Argonne Leadership Computing Facility

Running Jobs on Sophia

Nodes vs Queue

The GPU nodes are NVIDIA DGX A100 nodes and each node contains eight (8) A100 GPUs. The majority of the nodes have the 40 GB A100 models, but two special nodes contain the 80 GB A100 models (see below). You may request either an entire node, or a single GPU based on your job needs. What you will get is determined by the queue you submit to (See Queues section below). If it has node in the name, you will get nodes.
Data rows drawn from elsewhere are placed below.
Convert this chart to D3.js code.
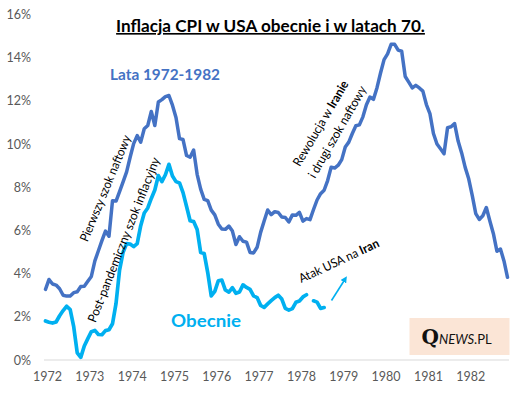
<!DOCTYPE html>
<html><head><meta charset="utf-8">
<script src="https://cdn.jsdelivr.net/npm/d3@7"></script>
<style>
body{margin:0;background:#fff}
svg{display:block}
text{font-family:Lato,"Open Sans",sans-serif}
</style>
</head><body>
<svg id="c" width="526" height="394"></svg>
<script>
// ---- data ----
const yearLabels = ["1972","1973","1974","1975","1976","1977","1978","1979","1980","1981","1982"];
const yTicks = [0, 2, 4, 6, 8, 10, 12, 14, 16];
// CPI YoY (%) monthly, Jan 1972 - Dec 1982
const lata70 = [
  3.27, 3.73, 3.52, 3.47, 3.30, 3.00, 2.96, 2.96, 3.12, 3.16, 3.40, 3.42,
  3.65, 3.87, 4.59, 5.06, 5.53, 5.97, 5.73, 7.38, 7.36, 7.80, 8.25, 8.71,
  9.39, 10.02, 10.39, 10.09, 10.71, 10.86, 11.51, 10.86, 11.95, 12.06, 12.20, 12.25,
  11.80, 11.23, 10.25, 10.21, 9.47, 9.39, 9.72, 8.60, 7.91, 7.44, 7.38, 6.94,
  6.72, 6.29, 6.07, 6.05, 6.20, 5.97, 5.35, 5.71, 5.50, 5.46, 4.98, 4.96,
  5.22, 5.91, 6.44, 6.95, 6.73, 6.87, 6.83, 6.62, 6.60, 6.39, 6.72, 6.70,
  6.84, 6.43, 6.55, 6.50, 6.97, 7.41, 7.70, 7.86, 8.31, 8.93, 8.89, 9.02,
  9.28, 9.86, 10.09, 10.49, 10.85, 10.89, 11.26, 11.82, 12.18, 12.07, 12.61, 13.29,
  13.91, 14.18, 14.62, 14.62, 14.35, 14.30, 13.13, 12.87, 12.60, 12.72, 12.60, 12.45,
  11.83, 11.41, 10.49, 10.00, 9.78, 9.55, 10.76, 10.80, 10.95, 10.14, 9.59, 8.92,
  8.39, 7.62, 6.78, 6.51, 6.68, 7.06, 6.44, 5.85, 5.04, 5.14, 4.59, 3.83
];
// CPI YoY (%) monthly, Jul 2019 - Feb 2026 (Oct 2025 missing)
const obecnie = [
  1.81, 1.75, 1.71, 1.76, 2.05, 2.29,
  2.49, 2.33, 1.54, 0.33, 0.12, 0.65, 0.99, 1.31, 1.37, 1.18, 1.17, 1.36,
  1.40, 1.68, 2.62, 4.16, 4.99, 5.39, 5.37, 5.25, 5.39, 6.22, 6.81, 7.04,
  7.48, 7.87, 8.54, 8.26, 8.58, 9.06, 8.52, 8.26, 8.20, 7.75, 7.11, 6.45,
  6.41, 6.04, 4.98, 4.93, 4.05, 2.97, 3.18, 3.67, 3.70, 3.24, 3.14, 3.35,
  3.09, 3.15, 3.48, 3.36, 3.27, 2.97, 2.89, 2.53, 2.44, 2.60, 2.75, 2.89,
  3.00, 2.82, 2.39, 2.31, 2.38, 2.67, 2.73, 2.92, 3.02, null, 2.74, 2.68,
  2.39, 2.43
];

// ---- chart ----
const svg = d3.select("#c");
const x = d3.scaleLinear().domain([0, lata70.length - 1]).range([45.5, 507.5]);
const y = d3.scaleLinear().domain([0, 16]).range([360, 14.5]);

// place text at (cx,cy) rotated by ang, squeezed horizontally to a target width
function placeFit(t, cx, cy, ang, target) {
  const w = t.node().getComputedTextLength();
  const sx = target / w;
  t.attr("transform", `translate(${cx},${cy}) rotate(${ang}) scale(${sx.toFixed(4)},1)`);
  return t;
}

// y axis
const yAxis = svg.append("g").attr("transform", "translate(44,0)")
  .call(d3.axisLeft(y).tickValues(yTicks).tickFormat(d => d + "%").tickSize(0).tickPadding(13));
yAxis.select(".domain").remove();
yAxis.selectAll("text").attr("fill", "#595959").attr("font-size", 12.5)
  .style("font-family", "Lato, sans-serif");

// x axis
const xAxis = svg.append("g").attr("transform", "translate(0,360)")
  .call(d3.axisBottom(x).tickValues(yearLabels.map((d, i) => i * 12))
    .tickFormat((d, i) => yearLabels[i]).tickSize(0).tickPadding(12));
xAxis.select(".domain").attr("stroke", "#d9d9d9").attr("stroke-width", 1.2)
  .attr("d", `M44,0H509`);
xAxis.selectAll("text").attr("fill", "#595959").attr("font-size", 12.5)
  .attr("dx", 1.5).style("font-family", "Lato, sans-serif");

// lines
const line = d3.line().defined(d => d != null).x((d, i) => x(i)).y(d => y(d));
svg.append("path").datum(lata70).attr("d", line)
  .attr("fill", "none").attr("stroke", "#4472C4").attr("stroke-width", 3.5)
  .attr("stroke-linejoin", "round").attr("stroke-linecap", "round");
svg.append("path").datum(obecnie).attr("d", line)
  .attr("fill", "none").attr("stroke", "#00B0F0").attr("stroke-width", 3.7)
  .attr("stroke-linejoin", "round").attr("stroke-linecap", "round");

// title
const title = svg.append("text").attr("text-anchor", "middle")
  .attr("font-size", 16.5).attr("font-weight", "bold").attr("fill", "#000")
  .style("text-decoration", "underline")
  .text("Inflacja CPI w USA obecnie i w latach 70.");
placeFit(title, 270.5, 32, 0, 309);

// series labels
placeFit(svg.append("text").attr("text-anchor", "middle").attr("font-size", 16)
  .attr("font-weight", "bold").attr("fill", "#4472C4").text("Lata 1972-1982"), 165, 80, 0, 110);
placeFit(svg.append("text").attr("text-anchor", "middle").attr("font-size", 17)
  .attr("font-weight", "bold").attr("fill", "#00B0F0").text("Obecnie"), 206, 327, 0, 70);

// rotated annotations
function rot(cx, cy, ang, width, parts) {
  const t = svg.append("text").attr("text-anchor", "middle").attr("dominant-baseline", "central")
    .attr("font-size", 12.5).attr("fill", "#000");
  parts.forEach(p => t.append("tspan").attr("font-weight", p[1] ? "bold" : null).text(p[0]));
  return placeFit(t, cx, cy, ang, width);
}
rot(104.5, 188, -67.5, 114, [["Pierwszy szok naftowy", false]]);
rot(123, 239.5, -68.5, 176, [["Post-pandemiczny szok inflacyjny", false]]);
rot(320, 123, -59.5, 97, [["Rewolucja w ", false], ["Iranie", true]]);
rot(336.5, 131.5, -60, 104, [["i drugi szok naftowy", false]]);
rot(338.5, 260, -25, 87, [["Atak USA na ", false], ["Iran", true]]);

// arrow
const defs = svg.append("defs");
defs.append("marker").attr("id", "ah").attr("viewBox", "0 0 10 10").attr("refX", 6).attr("refY", 5)
  .attr("markerWidth", 4).attr("markerHeight", 4).attr("orient", "auto")
  .append("path").attr("d", "M0,0L10,5L0,10Z").attr("fill", "#00B0F0");
svg.append("line").attr("x1", 331.5).attr("y1", 300.5).attr("x2", 345.5).attr("y2", 278.5)
  .attr("stroke", "#00B0F0").attr("stroke-width", 1.6).attr("marker-end", "url(#ah)");

// logo
const logo = svg.append("g");
logo.append("rect").attr("x", 409.5).attr("y", 318).attr("width", 100).attr("height", 37)
  .attr("fill", "#FBE5D6");
const lt = logo.append("text").attr("x", 421.5).attr("y", 343.5).attr("fill", "#111");
lt.append("tspan").text("Q").attr("font-size", 20).attr("font-weight", "bold")
  .style("font-family", "'DejaVu Serif', 'Liberation Serif', serif");
lt.append("tspan").text("NEWS").attr("font-size", 13).attr("font-style", "italic")
  .style("font-family", "Lato, sans-serif");
lt.append("tspan").text(".PL").attr("font-size", 13).style("font-family", "Lato, sans-serif");
</script>
</body></html>
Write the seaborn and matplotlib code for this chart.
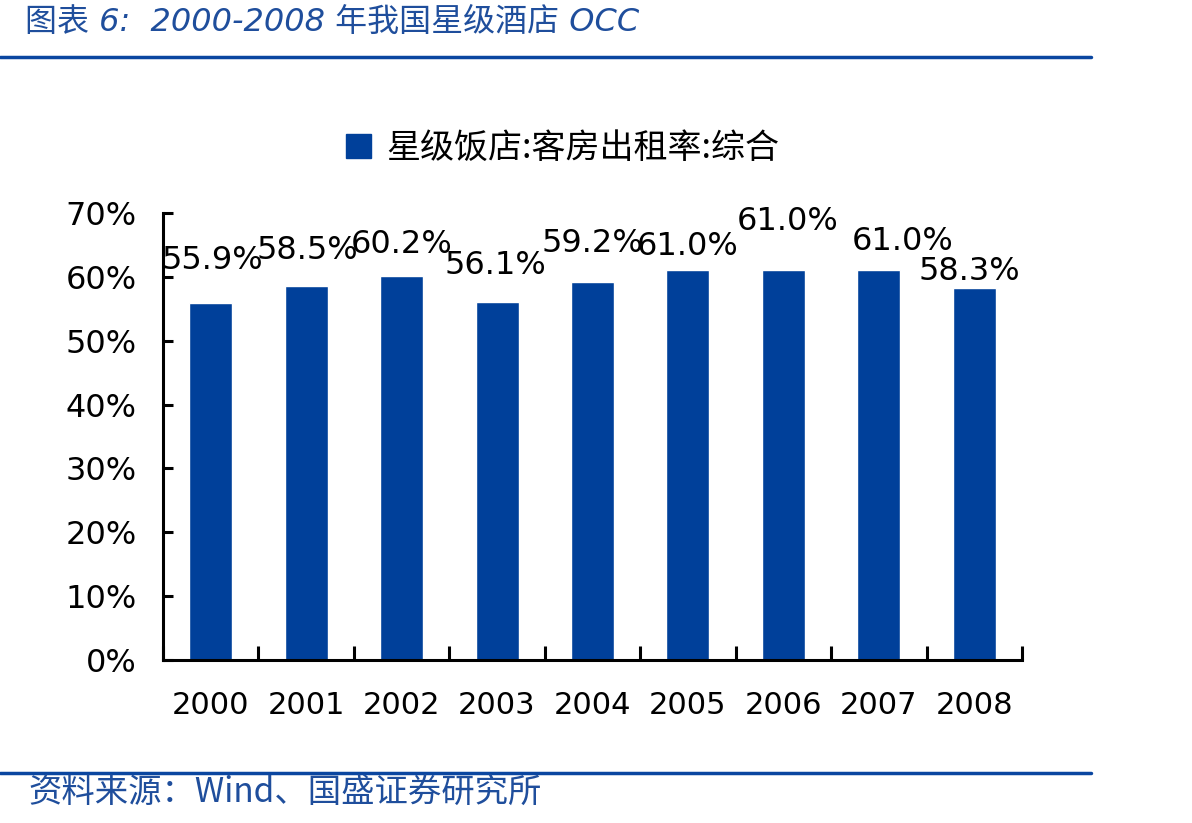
import matplotlib
matplotlib.use('Agg')
import matplotlib.pyplot as plt
import seaborn as sns
from matplotlib.patches import Patch
from matplotlib.lines import Line2D

# data: occupancy rate of star hotels, percent
years = ['2000', '2001', '2002', '2003', '2004', '2005', '2006', '2007', '2008']
occ = [55.9, 58.5, 60.2, 56.1, 59.2, 61.0, 61.0, 61.0, 58.3]
series_name = '星级饭店:客房出租率:综合'

# label nudges (category units, percent) to follow the original layout
label_dx = [0.02, 0.01, 0.0, -0.02, 0.0, 0.0, 0.04, 0.25, -0.05]
label_dy = [6.7, 5.7, 4.8, 5.7, 6.0, 3.8, 7.6, 4.5, 2.5]

blue = '#00409A'

sns.set_style('white')
plt.rcParams['font.family'] = ['DejaVu Sans', 'Noto Sans CJK SC']
plt.rcParams['text.color'] = 'black'
plt.rcParams['xtick.color'] = 'black'
plt.rcParams['ytick.color'] = 'black'

fig = plt.figure(figsize=(11.92, 8.23), dpi=100)
ax = fig.add_axes([0.1367, 0.198, 0.7207, 0.5432])

sns.barplot(x=years, y=occ, color=blue, width=0.45, saturation=1, ax=ax)

ax.set_xlim(-0.5, len(years) - 0.5)
ax.set_ylim(0, 70)
ax.set_yticks(range(0, 71, 10))
ax.set_yticklabels([f'{v}%' for v in range(0, 71, 10)], fontsize=23)
ax.tick_params(axis='y', left=True, direction='in', length=7, width=2.2, pad=19)
ax.tick_params(axis='x', which='major', bottom=True, length=0, labelsize=22, pad=22)
ax.set_xticks([i - 0.5 for i in range(len(years) + 1)], minor=True)
ax.tick_params(axis='x', which='minor', bottom=True, direction='in', length=10, width=2.2)
ax.set_xlabel('')
ax.set_ylabel('')

for s in ['top', 'right']:
    ax.spines[s].set_visible(False)
for s in ['left', 'bottom']:
    ax.spines[s].set_linewidth(2.2)
    ax.spines[s].set_color('black')

for i, v in enumerate(occ):
    ax.text(i + label_dx[i], v + label_dy[i], f'{v:.1f}%', ha='center', va='center',
            fontsize=23, color='black')

# legend above the plot
handle = Patch(facecolor=blue, edgecolor=blue)
fig.legend([handle], [series_name], loc='center', bbox_to_anchor=(0.472, 0.82),
           frameon=False, handlelength=0.72, handleheight=0.72,
           handletextpad=0.45, prop={'family': ['Noto Sans CJK SC'], 'size': 24.5})

# header and footer
fig.text(0.021, 0.973, '图表 6:  2000-2008 年我国星级酒店 OCC', ha='left', va='center',
         fontsize=23, color='#1F4E9C', style='italic',
         family=['DejaVu Sans', 'Noto Sans CJK SC'])
fig.add_artist(Line2D([0, 0.915], [0.931, 0.931], color='#0A46A0', linewidth=2.5,
                      transform=fig.transFigure))
fig.add_artist(Line2D([0, 0.915], [0.061, 0.061], color='#0A46A0', linewidth=2.5,
                      transform=fig.transFigure))
fig.text(0.024, 0.037, '资料来源：Wind、国盛证券研究所', ha='left', va='center',
         fontsize=24, color='#1F4E9C', style='italic',
         family=['Noto Sans CJK SC', 'DejaVu Sans'])

fig.savefig('out.png', dpi=100)
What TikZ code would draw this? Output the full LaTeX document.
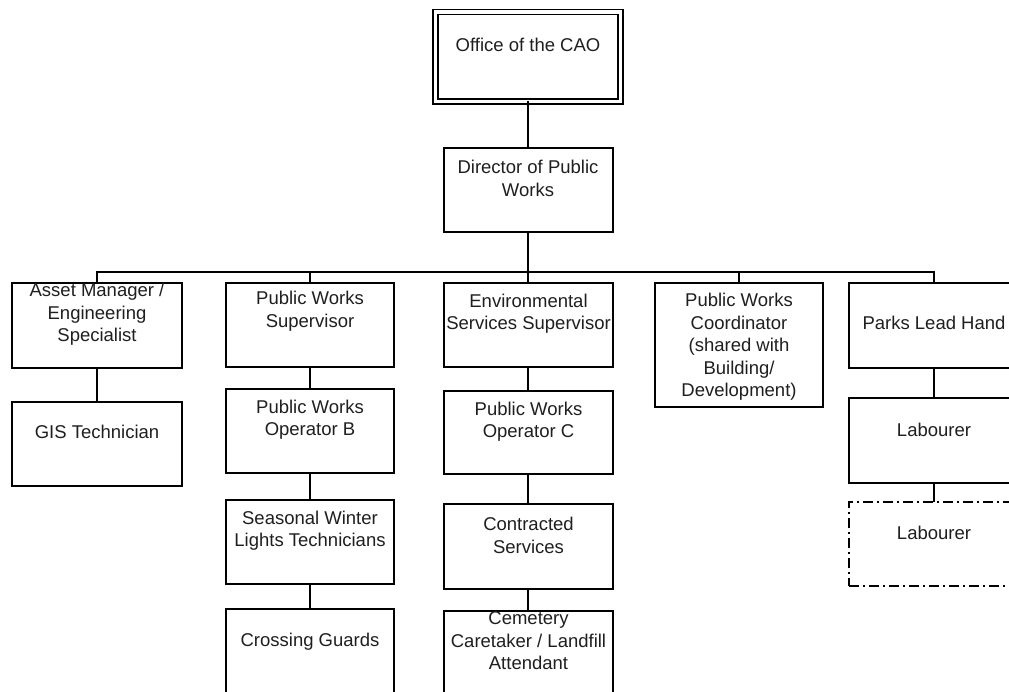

If it has GPU in the name, you will get a single GPU. Note that if you need more than a single GPU, you should submit to the single-node queue.

Queues

There are three primary queues:

  • single-gpu: This is the general production queue for jobs that operate best on a single GPU. The -n parameter in your qsub command should always be 1 as you can only submit to a single GPU. If you need more than 1 GPU, use the single-node queue.
  • single-node: This is the general production queue for jobs that require a full node. The -n parameter in your qsub command should always be 1 as you can only submit to a single node.
  • bigmem: 2 of the nodes have 640 GB of aggregate GPU memory compared to the other 22 nodes with 320 GB. Use this queue to access one of these 2 nodes by specifying -q bigmem in your script. A max of 1 node (-n 1) can be requested in this queue.

Here are the initial queue limits. You may not violate any of these policies when submitting a job:

single-gpu queue:

  • MinTime is 5 minutes
  • MaxTime is 12 hours
  • Max GPUs is 1
  • MaxQueued will be 20 queued or running jobs (per project)
  • MaxRunning will be 5 concurrent jobs (per project)

single-node queue:

  • MinTime is 5 minutes
  • MaxTime is 12 hours
  • Max nodes is 1
  • MaxQueued will be 20 queued or running jobs (per project)
  • MaxRunning will be 5 concurrent jobs (per project)

bigmem queue:

  • MinTime is 5 minutes
  • MaxTime is 12 hours
  • Max nodes is 1
  • MaxQueued will be 20 queued or running jobs (per project)
  • MaxRunning will be 5 concurrent jobs (per project)

The initial queue policy will be simple First-In-First-Out (FIFO) based on priority with EASY backfill. Single-queue and single-gpu queues target non-bigmem nodes.